■ What you have to do:
Reproduce word for word the lines from the beginning of the entries to the line with "5.63, 5.49, 5.33, 5.18, 5.03, 4.86]", both included, but none of the pictures.
-- begin Data shown --
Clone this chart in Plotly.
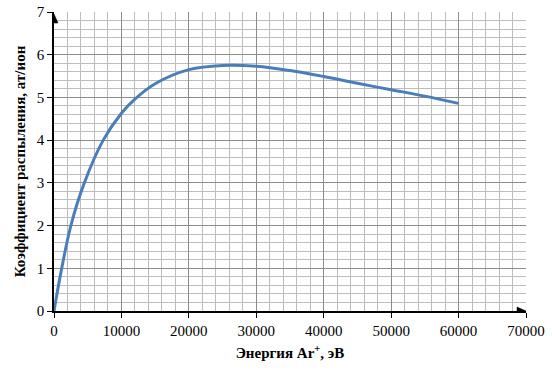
import plotly.graph_objects as go

energy = [0, 1000, 2500, 4500, 7300, 10000, 12000, 15000, 20000, 25000, 30000,
          35000, 40000, 45000, 50000, 55000, 60000]
sputter = [0, 0.88, 2.0, 3.0, 4.0, 4.63, 4.96, 5.32, 5.65, 5.75, 5.73,
           5.63, 5.49, 5.33, 5.18, 5.03, 4.86]

x_ticks = [0, 10000, 20000, 30000, 40000, 50000, 60000, 70000]
y_ticks = [0, 1, 2, 3, 4, 5, 6, 7]

font_family = "Liberation Serif"

fig = go.Figure()
fig.add_trace(go.Scatter(
    x=energy, y=sputter, mode="lines",
    line=dict(color="#4a7ebb", width=3, shape="spline", smoothing=1.0),
    showlegend=False, hoverinfo="skip",
))

fig.update_layout(
    width=552, height=370,
    margin=dict(l=54, r=26, t=12, b=59),
    paper_bgcolor="white", plot_bgcolor="white",
    font=dict(family=font_family, size=15, color="black"),
    xaxis=dict(
        range=[0, 70000], tickvals=x_ticks, ticktext=[str(v) for v in x_ticks],
        showgrid=True, gridcolor="#8c8c8c", gridwidth=1,
        minor=dict(dtick=2000, tick0=0, showgrid=True, gridcolor="#bdbdbd", gridwidth=1, ticks=""),
        showline=True, linecolor="black", linewidth=1.5,
        ticks="outside", ticklen=5, tickcolor="black", tickwidth=1,
        zeroline=False, fixedrange=True, automargin=False,
        tickfont=dict(family=font_family, size=15),
        title=dict(text="<b>Энергия Ar<sup>+</sup>, эВ</b>", font=dict(family=font_family, size=15), standoff=10),
    ),
    yaxis=dict(
        range=[0, 7], tickvals=y_ticks, ticktext=[str(v) for v in y_ticks],
        showgrid=True, gridcolor="#8c8c8c", gridwidth=1,
        minor=dict(dtick=0.2, tick0=0, showgrid=True, gridcolor="#bdbdbd", gridwidth=1, ticks=""),
        showline=True, linecolor="black", linewidth=1.5,
        ticks="outside", ticklen=5, tickcolor="black", tickwidth=1,
        zeroline=False, fixedrange=True, automargin=False,
        tickfont=dict(family=font_family, size=15),
        title=dict(text="<b>Коэффициент распыления, ат/ион</b>", font=dict(family=font_family, size=15), standoff=8),
    ),
)

# axis arrows (triangles in pixel size, anchored at axis ends)
fig.add_shape(type="path", xref="x", yref="y", xsizemode="pixel", ysizemode="pixel",
              xanchor=0, yanchor=7, path="M -4,-11 L 4,-11 L 0,-2 Z",
              fillcolor="black", line=dict(color="black", width=0.5), layer="above")
fig.add_shape(type="path", xref="x", yref="y", xsizemode="pixel", ysizemode="pixel",
              xanchor=70000, yanchor=0, path="M -9,-4 L -9,4 L 0,0 Z",
              fillcolor="black", line=dict(color="black", width=0.5), layer="above")

fig.write_html("out.html")
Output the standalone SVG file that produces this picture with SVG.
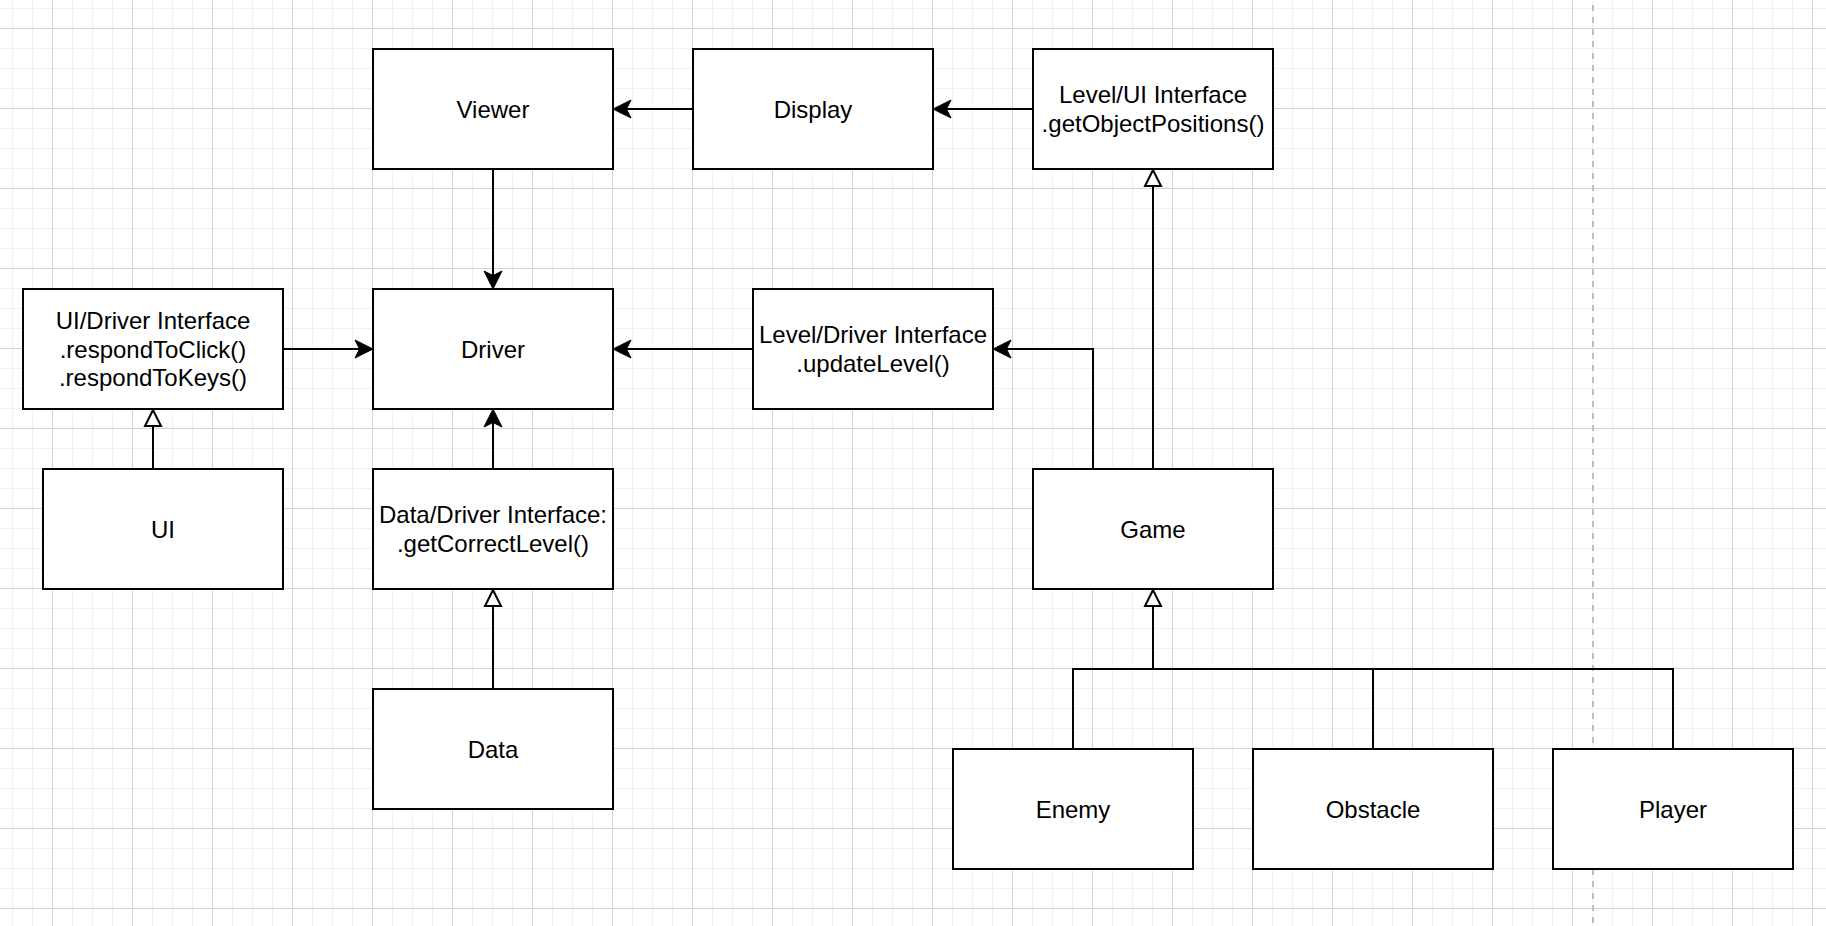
<svg xmlns="http://www.w3.org/2000/svg" width="1826" height="926" viewBox="0 0 1826 926">
  <style>
    .box { fill: #ffffff; stroke: #000000; stroke-width: 2; }
    .lbl { font-family: "Liberation Sans", Arial, Helvetica, sans-serif; font-size: 24px; fill: #000000; text-anchor: middle; }
    .edge { fill: none; stroke: #000000; stroke-width: 2; }
    .assoc { marker-end: url(#arrow); }
    .inherit { marker-end: url(#triangle); }
  </style>
  <defs>
    <pattern id="grid" patternUnits="userSpaceOnUse" x="12" y="8" width="80" height="80">
      <rect x="0" y="0" width="1" height="80" fill="#f0f0f0"/>
      <rect x="20" y="0" width="1" height="80" fill="#f0f0f0"/>
      <rect x="60" y="0" width="1" height="80" fill="#f0f0f0"/>
      <rect x="0" y="0" width="80" height="1" fill="#f0f0f0"/>
      <rect x="0" y="40" width="80" height="1" fill="#f0f0f0"/>
      <rect x="0" y="60" width="80" height="1" fill="#f0f0f0"/>
      <rect x="40" y="0" width="1" height="80" fill="#d4d4d4"/>
      <rect x="0" y="20" width="80" height="1" fill="#d4d4d4"/>
    </pattern>
    <marker id="arrow" markerUnits="userSpaceOnUse" viewBox="0 0 20 20" markerWidth="20" markerHeight="20" refX="16" refY="10" orient="auto" overflow="visible">
      <path d="M19,10 L1,1 L5.5,10 L1,19 Z" fill="#000000" stroke="#000000" stroke-width="1" stroke-linejoin="miter"/>
    </marker>
    <marker id="triangle" markerUnits="userSpaceOnUse" viewBox="0 0 24 24" markerWidth="24" markerHeight="24" refX="20" refY="12" orient="auto" overflow="visible">
      <path d="M19,12 L3,4 L3,20 Z" fill="#ffffff" stroke="#000000" stroke-width="2"/>
    </marker>
  </defs>

  <rect x="0" y="0" width="1826" height="926" fill="#ffffff"/>
  <rect x="0" y="0" width="1826" height="926" fill="url(#grid)"/>
  <line x1="1593" y1="5" x2="1593" y2="926" stroke="#c0c0c0" stroke-width="2" stroke-dasharray="6 6"/>

  <g id="connectors">
    <path class="edge assoc" d="M693,109 L616,109"/>
    <path class="edge assoc" d="M1033,109 L936,109"/>
    <path class="edge assoc" d="M493,169 L493,286"/>
    <path class="edge assoc" d="M283,349 L370,349"/>
    <path class="edge assoc" d="M753,349 L616,349"/>
    <path class="edge assoc" d="M493,469 L493,412"/>
    <path class="edge assoc" d="M1093,469 L1093,349 L996,349"/>
    <path class="edge inherit" d="M153,469 L153,409"/>
    <path class="edge inherit" d="M493,689 L493,589"/>
    <path class="edge inherit" d="M1153,469 L1153,169"/>
    <path class="edge" d="M1373,749 L1373,669 L1153,669"/>
    <path class="edge" d="M1673,749 L1673,669 L1153,669"/>
    <path class="edge inherit" d="M1073,749 L1073,669 L1153,669 L1153,589"/>
  </g>

  <g id="viewer">
    <rect class="box" x="373" y="49" width="240" height="120"/>
    <text class="lbl" x="493" y="117.5">Viewer</text>
  </g>
  <g id="display">
    <rect class="box" x="693" y="49" width="240" height="120"/>
    <text class="lbl" x="813" y="117.5">Display</text>
  </g>
  <g id="level-ui-interface">
    <rect class="box" x="1033" y="49" width="240" height="120"/>
    <text class="lbl" x="1153" y="103.1">Level/UI Interface</text>
    <text class="lbl" x="1153" y="131.9">.getObjectPositions()</text>
  </g>
  <g id="ui-driver-interface">
    <rect class="box" x="23" y="289" width="260" height="120"/>
    <text class="lbl" x="153" y="328.7">UI/Driver Interface</text>
    <text class="lbl" x="153" y="357.5">.respondToClick()</text>
    <text class="lbl" x="153" y="386.3">.respondToKeys()</text>
  </g>
  <g id="driver">
    <rect class="box" x="373" y="289" width="240" height="120"/>
    <text class="lbl" x="493" y="357.5">Driver</text>
  </g>
  <g id="level-driver-interface">
    <rect class="box" x="753" y="289" width="240" height="120"/>
    <text class="lbl" x="873" y="343.1">Level/Driver Interface</text>
    <text class="lbl" x="873" y="371.9">.updateLevel()</text>
  </g>
  <g id="ui">
    <rect class="box" x="43" y="469" width="240" height="120"/>
    <text class="lbl" x="163" y="537.5">UI</text>
  </g>
  <g id="data-driver-interface">
    <rect class="box" x="373" y="469" width="240" height="120"/>
    <text class="lbl" x="493" y="523.1">Data/Driver Interface:</text>
    <text class="lbl" x="493" y="551.9">.getCorrectLevel()</text>
  </g>
  <g id="game">
    <rect class="box" x="1033" y="469" width="240" height="120"/>
    <text class="lbl" x="1153" y="537.5">Game</text>
  </g>
  <g id="data">
    <rect class="box" x="373" y="689" width="240" height="120"/>
    <text class="lbl" x="493" y="757.5">Data</text>
  </g>
  <g id="enemy">
    <rect class="box" x="953" y="749" width="240" height="120"/>
    <text class="lbl" x="1073" y="817.5">Enemy</text>
  </g>
  <g id="obstacle">
    <rect class="box" x="1253" y="749" width="240" height="120"/>
    <text class="lbl" x="1373" y="817.5">Obstacle</text>
  </g>
  <g id="player">
    <rect class="box" x="1553" y="749" width="240" height="120"/>
    <text class="lbl" x="1673" y="817.5">Player</text>
  </g>
</svg>
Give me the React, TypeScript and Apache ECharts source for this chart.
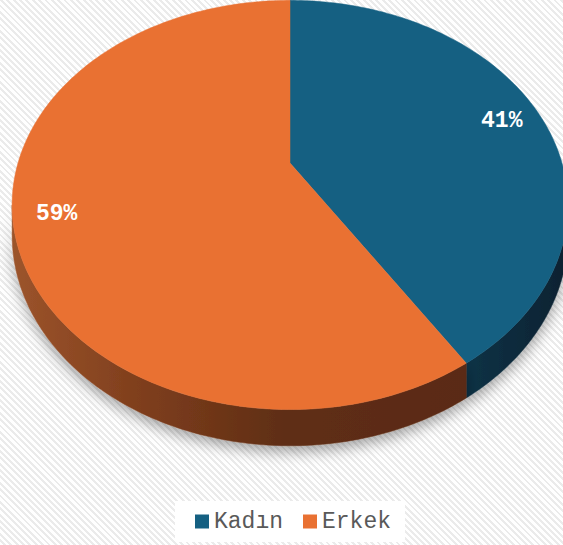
import React, { useEffect, useRef } from 'react';
import * as echarts from 'echarts';

const categories = ['Kadın', 'Erkek'];
const values = [41, 59];
const topColors = ['#156082', '#E97132'];

export default function App() {
  const ref = useRef<HTMLDivElement>(null);
  useEffect(() => {
    document.body.style.margin = '0';
    const chart = echarts.init(ref.current!, null, { renderer: 'svg' });
    const total = values.reduce((s, v) => s + v, 0);
    const starts: number[] = [];
    let acc = 0;
    values.forEach((v) => {
      starts.push((acc / total) * 360);
      acc += v;
    });
    const CX = 290, CY = 163, A = 272, B = 196, R = 0.205, T = 28.8;
    const rad = (d: number) => (d * Math.PI) / 180;
    const proj = (deg: number, k: number) => {
      const t = rad(deg);
      const s = Math.sin(t) * k;
      const c = Math.cos(t) * k;
      const w = 1 + R * c;
      return [CX + (A * s) / w, CY - (B * c) / w];
    };
    const thick = (deg: number) => T / (1 + R * Math.cos(rad(deg)));
    const arc = (d1: number, d2: number) => {
      const n = Math.max(2, Math.ceil(Math.abs(d2 - d1)));
      const pts: number[][] = [];
      for (let i = 0; i <= n; i++) pts.push(proj(d1 + ((d2 - d1) * i) / n, 1));
      return pts;
    };
    const visL = (Math.acos(-R) * 180) / Math.PI;
    const visR = 360 - visL;

    const sideFills = [
      new echarts.graphic.LinearGradient(0, 0, 1, 0, [
        { offset: 0, color: '#0f3246' },
        { offset: 1, color: '#0a2231' },
      ]),
      new echarts.graphic.LinearGradient(0, 0, 1, 0, [
        { offset: 0, color: '#9c542b' },
        { offset: 0.3, color: '#7d3d1c' },
        { offset: 0.6, color: '#5f2e15' },
        { offset: 1, color: '#5a2a12' },
      ]),
    ];

    const monoFont = 'Liberation Mono';

    const sideSeries = {
      type: 'custom',
      coordinateSystem: 'none',
      silent: true,
      z: 1,
      data: values.map((v) => [v]),
      renderItem: (params: any, api: any) => {
        const i = params.dataIndex;
        const d1 = starts[i];
        const d2 = d1 + (api.value(0) / total) * 360;
        const a1 = Math.max(d1, visL);
        const a2 = Math.min(d2, visR);
        if (a2 <= a1) return null;
        const top = arc(a1, a2);
        const bottom = top
          .map((p, j) => {
            const deg = a1 + ((a2 - a1) * j) / (top.length - 1);
            return [p[0], p[1] + thick(deg)];
          })
          .reverse();
        return {
          type: 'polygon',
          shape: { points: top.concat(bottom) },
          style: {
            fill: sideFills[i],
            stroke: sideFills[i],
            lineWidth: 0.5,
            shadowBlur: 14,
            shadowColor: 'rgba(0,0,0,0.35)',
            shadowOffsetY: 6,
          },
        };
      },
    };

    const topSeries = categories.map((name, i) => ({
      type: 'custom',
      name,
      coordinateSystem: 'none',
      z: 2,
      itemStyle: { color: topColors[i] },
      data: [[values[i]]],
      renderItem: (params: any, api: any) => {
        const d1 = starts[i];
        const span = (api.value(0) / total) * 360;
        const d2 = d1 + span;
        const pts = [[CX, CY]].concat(arc(d1, d2));
        const mid = d1 + span / 2;
        const lp = proj(mid, 0.85);
        const color = api.visual('color');
        return {
          type: 'group',
          children: [
            {
              type: 'polygon',
              shape: { points: pts },
              style: { fill: color, stroke: color, lineWidth: 0.5 },
            },
            {
              type: 'text',
              x: lp[0],
              y: lp[1] + 2,
              style: {
                text: Math.round((api.value(0) / total) * 100) + '%',
                fill: '#ffffff',
                fontSize: 23,
                fontWeight: 'bold',
                fontFamily: monoFont,
                align: 'center',
                verticalAlign: 'middle',
              },
            },
          ],
        };
      },
    }));

    chart.setOption({
      animation: false,
      backgroundColor: 'transparent',
      legend: {
        data: categories,
        icon: 'rect',
        itemWidth: 14,
        itemHeight: 14,
        itemGap: 20,
        left: 175,
        top: 501,
        padding: [9, 14, 9, 20],
        backgroundColor: '#ffffff',
        textStyle: {
          fontFamily: monoFont,
          fontSize: 23,
          color: '#595959',
        },
        selectedMode: false,
      },
      series: [sideSeries, ...topSeries],
    });
    return () => chart.dispose();
  }, []);
  return (
    <div
      ref={ref}
      style={{
        width: 563,
        height: 545,
        background:
          'repeating-linear-gradient(45deg, #ffffff 0px, #ffffff 2.5px, #ebebeb 2.5px, #ebebeb 4.5px)',
      }}
    />
  );
}
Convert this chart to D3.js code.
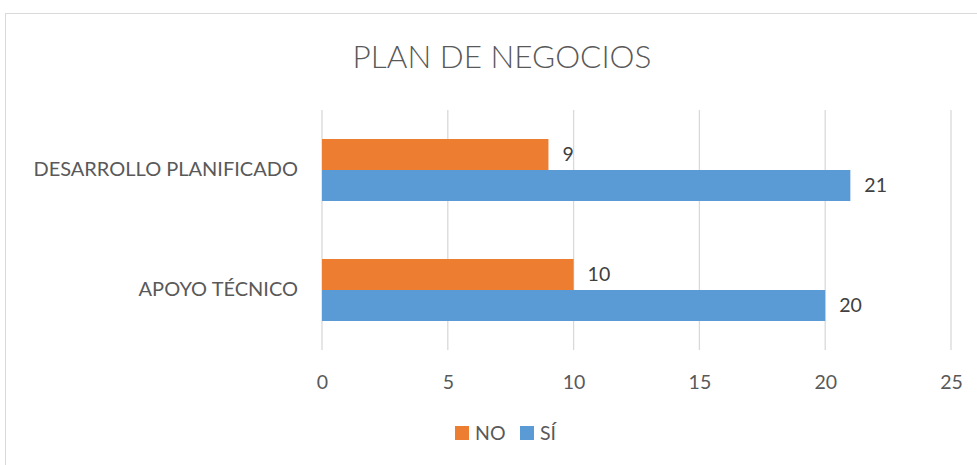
<!DOCTYPE html>
<html>
<head>
<meta charset="utf-8">
<script src="https://cdn.jsdelivr.net/npm/d3@7"></script>
<style>
  html, body { margin: 0; padding: 0; background: #fff; }
  svg { display: block; font-family: Lato, "Open Sans", sans-serif; }
</style>
</head>
<body>
<svg id="chart" width="977" height="465"></svg>
<script>
// Survey results: business plan
const categories = ["DESARROLLO PLANIFICADO", "APOYO TÉCNICO"];
const seriesNames = ["NO", "SÍ"];
const noValues = [9, 10];
const siValues = [21, 20];
const xTicks = [0, 5, 10, 15, 20, 25];
const colors = ["#ED7D31", "#5B9BD5"];

const svg = d3.select("#chart");
const W = 977, H = 465;
const font = "Lato, 'Open Sans', sans-serif";

// outer chart frame
svg.append("rect")
  .attr("x", 5.5).attr("y", 13.5)
  .attr("width", W + 10).attr("height", H + 10)
  .attr("fill", "#fff").attr("stroke", "#D9D9D9").attr("stroke-width", 1);

const plot = { left: 322, right: 951, top: 110, bottom: 350 };

const x = d3.scaleLinear().domain([0, 25]).range([plot.left, plot.right]);
const y0 = d3.scaleBand().domain(categories).range([plot.top, plot.bottom]);
const barH = 31;
const y1 = d3.scaleBand().domain(seriesNames).range([-barH, barH]);

// title
svg.append("text")
  .attr("x", 502).attr("y", 68)
  .attr("text-anchor", "middle")
  .attr("font-size", 31.5).attr("font-weight", 300)
  .attr("fill", "#595959")
  .text("PLAN DE NEGOCIOS");

// vertical gridlines
svg.append("g").selectAll("line")
  .data(xTicks).join("line")
  .attr("x1", d => x(d)).attr("x2", d => x(d))
  .attr("y1", plot.top).attr("y2", plot.bottom)
  .attr("stroke", "#D9D9D9").attr("stroke-width", 1.3);

// x axis tick labels
const xAxis = d3.axisBottom(x).tickValues(xTicks).tickSize(0).tickPadding(0);
const gx = svg.append("g").attr("transform", `translate(0,${plot.bottom + 39})`).call(xAxis);
gx.select(".domain").remove();
gx.selectAll("text").attr("font-size", 19.5).attr("fill", "#595959")
  .attr("font-family", font).attr("dy", 0);

// category axis labels
const yAxis = d3.axisLeft(y0).tickSize(0).tickPadding(0);
const gy = svg.append("g").attr("transform", `translate(${plot.left - 24},0)`).call(yAxis);
gy.select(".domain").remove();
gy.selectAll("text").attr("font-size", 20).attr("fill", "#595959")
  .attr("font-family", font);

// bars
const rows = categories.map((c, i) => ({ cat: c, vals: [noValues[i], siValues[i]] }));
const groups = svg.append("g").selectAll("g")
  .data(rows).join("g")
  .attr("transform", d => `translate(0,${y0(d.cat) + y0.bandwidth() / 2})`);

groups.selectAll("rect")
  .data(d => d.vals.map((v, k) => ({ name: seriesNames[k], v, k })))
  .join("rect")
  .attr("x", x(0))
  .attr("y", d => y1(d.name))
  .attr("width", d => x(d.v) - x(0))
  .attr("height", y1.bandwidth())
  .attr("fill", d => colors[d.k]);

groups.selectAll("text.val")
  .data(d => d.vals.map((v, k) => ({ name: seriesNames[k], v, k })))
  .join("text")
  .attr("class", "val")
  .attr("x", d => x(d.v) + 14)
  .attr("y", d => y1(d.name) + y1.bandwidth() / 2)
  .attr("dy", "0.35em")
  .attr("font-size", 19.5).attr("fill", "#404040")
  .text(d => d.v);

// legend
const legend = svg.append("g").attr("transform", "translate(455,433)");
const lx = [0, 65];
seriesNames.forEach((n, k) => {
  const g = legend.append("g").attr("transform", `translate(${lx[k]},0)`);
  g.append("rect").attr("x", 0).attr("y", -7).attr("width", 14).attr("height", 14).attr("fill", colors[k]);
  g.append("text").attr("x", 20).attr("y", 0).attr("dy", "0.35em")
    .attr("font-size", 19.5).attr("fill", "#595959").text(n);
});
</script>
</body>
</html>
-- end Data shown --
■ The completed task:
Clone this chart in Plotly.
import plotly.graph_objects as go

energy = [0, 1000, 2500, 4500, 7300, 10000, 12000, 15000, 20000, 25000, 30000,
          35000, 40000, 45000, 50000, 55000, 60000]
sputter = [0, 0.88, 2.0, 3.0, 4.0, 4.63, 4.96, 5.32, 5.65, 5.75, 5.73,
           5.63, 5.49, 5.33, 5.18, 5.03, 4.86]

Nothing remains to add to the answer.